Secondly, we can understand that this physical relationship with the universe gives rise to subjective feelings of positivity or negativity, pleasure or pain. If we are tortured, we may feel bad. If we are stimulated pleasantly, we may feel good for a while.

#3 THOUGHTS (PERCEPTION)

Thirdly, we can take these sensations, and start to make sense of them, to make a context of them. If we develop the thought ‘I am being tortured’, then we have moved beyond the sensations into a thought-interpretation, with all the assumptions it contains. We develop a map of understanding, deciding what objects are, how they are described, and what they mean.

#4 INTENTIONS (WILL)

Fourthly, we can ‘do something’ – we can act psychologically. We often call this ‘behaviour’. For instance, we say ‘behave!’ to children, implying that we are trying to influence fellow beings with intentionality.

#5 CONSCIOUSNESS (AWARENESS)

Lastly, we can be ‘aware’ of a sensation (of what we are seeing, touching, smelling, hearing, tasting). We can also be aware of our own thoughts (for instance, of a memory, a present thought-form, or an anticipation).

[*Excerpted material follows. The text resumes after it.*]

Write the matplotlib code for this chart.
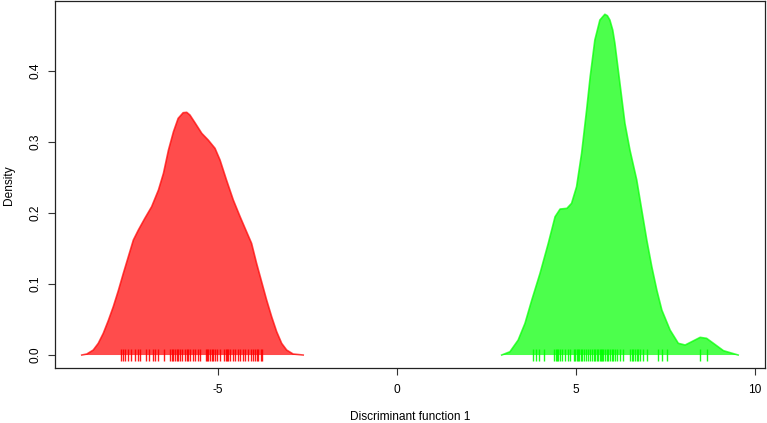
import numpy as np
import matplotlib
matplotlib.use("Agg")
import matplotlib.pyplot as plt

plt.rcParams['font.family'] = ['Liberation Sans', 'DejaVu Sans']

# density curve of group 1 (red)
red_x = [-8.79, -8.65, -8.47, -8.33, -8.19, -8.05, -7.91, -7.77, -7.63, -7.49,
         -7.35, -7.21, -7.03, -6.84, -6.65, -6.51, -6.37, -6.23, -6.10, -5.96,
         -5.86, -5.77, -5.63, -5.44, -5.26, -5.07, -4.93, -4.75, -4.56, -4.37,
         -4.19, -4.05, -3.91, -3.77, -3.63, -3.49, -3.35, -3.21, -3.07, -2.89,
         -2.61]
red_y = [0.0, 0.0014, 0.0070, 0.0164, 0.0305, 0.0484, 0.0681, 0.0906, 0.1150, 0.1385,
         0.1620, 0.1761, 0.1925, 0.2089, 0.2324, 0.2559, 0.2887, 0.3146, 0.3333, 0.3413,
         0.3418, 0.3380, 0.3272, 0.3122, 0.3028, 0.2911, 0.2746, 0.2465, 0.2183, 0.1948,
         0.1737, 0.1573, 0.1291, 0.1033, 0.0775, 0.0540, 0.0329, 0.0164, 0.0070, 0.0014,
         0.0]

# density curve of group 2 (green)
green_x = [2.93, 3.16, 3.39, 3.58, 3.77, 4.00, 4.23, 4.42, 4.56, 4.75,
           4.88, 5.02, 5.16, 5.30, 5.40, 5.53, 5.60, 5.67, 5.75, 5.81,
           5.88, 5.95, 6.03, 6.09, 6.23, 6.37, 6.51, 6.70, 6.84, 6.98,
           7.12, 7.26, 7.40, 7.63, 7.86, 8.05, 8.23, 8.47, 8.65, 8.84,
           9.12, 9.53]
green_y = [0.0, 0.0046, 0.0211, 0.0446, 0.0775, 0.1151, 0.1573, 0.1948, 0.2056, 0.2066,
           0.2136, 0.2370, 0.2840, 0.3451, 0.3920, 0.4437, 0.4577, 0.4718, 0.4765, 0.4799,
           0.4779, 0.4718, 0.4577, 0.4390, 0.3827, 0.3263, 0.2887, 0.2465, 0.2042, 0.1620,
           0.1244, 0.0915, 0.0634, 0.0352, 0.0165, 0.0141, 0.0187, 0.0249, 0.0235, 0.0165,
           0.0061, 0.0]

# individual scores (rug)
red_rug = [-7.70, -7.65, -7.59, -7.51, -7.41, -7.30, -7.21, -7.16, -7.00, -6.91,
           -6.81, -6.75, -6.67, -6.50, -6.33, -6.27, -6.24, -6.19, -6.14, -6.10,
           -6.05, -6.00, -5.91, -5.86, -5.82, -5.77, -5.69, -5.63, -5.54, -5.49,
           -5.32, -5.29, -5.26, -5.21, -5.16, -5.12, -5.07, -5.02, -4.93, -4.81,
           -4.77, -4.75, -4.70, -4.65, -4.58, -4.51, -4.44, -4.37, -4.30, -4.23,
           -4.14, -4.08, -4.02, -3.96, -3.91, -3.86, -3.80, -3.75]
green_rug = [3.79, 3.88, 3.97, 4.11, 4.40, 4.44, 4.47, 4.51, 4.56, 4.61,
             4.70, 4.79, 4.84, 4.95, 4.99, 5.02, 5.06, 5.10, 5.14, 5.18,
             5.23, 5.28, 5.35, 5.40, 5.44, 5.51, 5.54, 5.58, 5.62, 5.66,
             5.69, 5.73, 5.77, 5.81, 5.86, 5.91, 5.95, 6.00, 6.05, 6.09,
             6.14, 6.23, 6.32, 6.51, 6.56, 6.60, 6.65, 6.70, 6.74, 6.79,
             6.88, 6.98, 7.30, 7.40, 7.54, 8.47, 8.67]

fig = plt.figure(figsize=(7.67, 4.23), dpi=100)
ax = fig.add_axes([0.0717, 0.1293, 0.9257, 0.8683])

for xs, ys, rug, col in [(red_x, red_y, red_rug, (1, 0, 0)),
                         (green_x, green_y, green_rug, (0, 1, 0))]:
    ax.fill_between(xs, ys, 0, facecolor=col, alpha=0.7, edgecolor='none')
    ax.plot(xs, ys, color=col, alpha=0.7, lw=1.2, solid_joinstyle='round')
    ax.vlines(rug, -0.008, 0.008, color=col, alpha=0.9, lw=1.0)

ax.set_xlim(-9.537, 10.279)
ax.set_ylim(-0.0187, 0.4986)
ax.set_xticks([-5, 0, 5, 10])
ax.set_yticks([0.0, 0.1, 0.2, 0.3, 0.4])
ax.set_xticklabels(['-5', '0', '5', '10'])
ax.set_yticklabels(['0.0', '0.1', '0.2', '0.3', '0.4'])
ax.tick_params(axis='both', direction='out', length=5, width=0.8,
               labelsize=8.6, color='#333333')
ax.tick_params(axis='x', pad=6)
ax.tick_params(axis='y', pad=5, labelrotation=90)
for lbl in ax.get_yticklabels():
    lbl.set_va('center')

for s in ax.spines.values():
    s.set_color('#222222')
    s.set_linewidth(0.9)

ax.set_xlabel('Discriminant function 1', fontsize=8.6, labelpad=11)
ax.set_ylabel('Density', fontsize=8.6, labelpad=10)

fig.savefig('out.png', dpi=100)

MINDFULNESS (MASTERING YOUR MIND)

We all possess these five attributes, and mindfulness can be understood as harnessing our understanding/experience of these five aspects of ourselves.

A MEDITATION

I can see that I am here, now. I am present.

I am experiencing sensations, of pleasure and pain, of comfort and discomfort. It is a continuous stream.

I can see myself developing thought-stories out of those sensations. Stories about things I love, things I hate, things I am attracted to, things I am repelled by. I give them meaning, and hold those meanings as concepts, labels.

I watch myself trying to ‘do’ things in response to those thoughts or sensations. I toss, I turn, I fight, I run away.

I return to awareness. Of what I can see, touch, smell, hear, taste. Of my own thoughts.

I can see that I am still here, now. I am present.